Piękne Volvo FH16 jako fabrycznie nowy klasyk – duński styl i duńska konfiguracja

Volvo FH16 z duńskiej firmy HH Jørgensen mogłoby wystąpić w podręczniku duńskiego stylu modyfikowania ciężarówek. Samochód ten dopiero rozpoczyna drogową karierę, z salonu wyjechał pod koniec lipca. A mimo to już można go określić transportową klasyką.

Wybierając konfigurację, firma zdecydowała się na najmocniejszy napęd, z 750-konnym silnikiem. Volvo otrzymało trzyosiowy układ 6×2, natomiast za nim będzie jeździła czteroosiowa przyczepa.
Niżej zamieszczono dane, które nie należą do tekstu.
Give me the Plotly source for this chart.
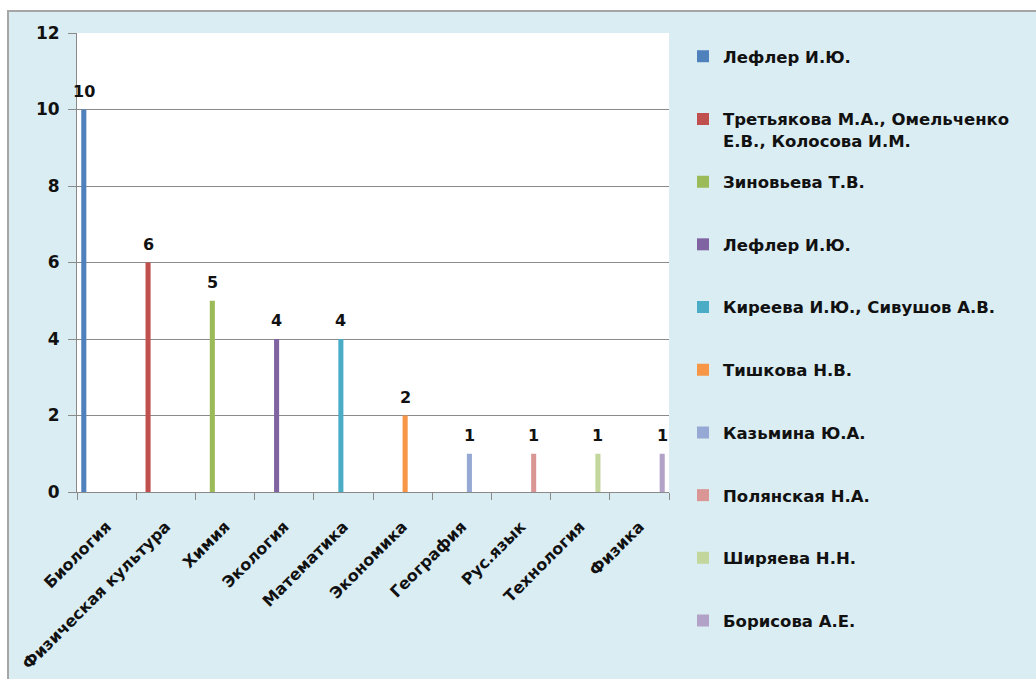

W duńskich warunkach prawnych pozwoli to na 56 ton legalnego DMC. Cała ciężarówka ma też typowe dla tego kraju zabudowy, będące połączeniem wywrotek oraz skrzyń z wysokimi burtami. Nadwozia tego typu masowo obsługują duńskich rolników, będąc wykorzystywanym przy transporcie plonów.

Wyposażenie? Tutaj znajdziemy między innymi całkowicie pneumatyczne zawieszenie, ksenonowe oświetlenie, aluminiowe felgi, aktywny układ kierownicy, czy kamerę cofania na przyczepie, przekazującą obraz do dodatkowego wyświetlacza na dole deski rozdzielczej. Podwyższenie dachu wybrano w średnim wariancie Globetrotter, a całe wnętrze zostało obszyte beżową oraz brązową skórą.

Z listy fabrycznych opcji klient wybrał też pilota zdalnego sterowania. Urządzenie pod nazwą Work Remote pozwala sterować poszczególnymi funkcjami ciężarówki, a także obsługiwać zabudowę. Zdalnie uruchomimy między innymi mechanizm wywrotu, czy zasłonimy zabudowy przy użyciu automatycznie rozwijanych, górnych plandek.

A do tego mamy piękny lakier oraz zestaw klasycznego, dodatkowego oświetlenia. Tutaj jednak nie będę się rozpisywał, bo wygląd samochodu mówi sam za siebie.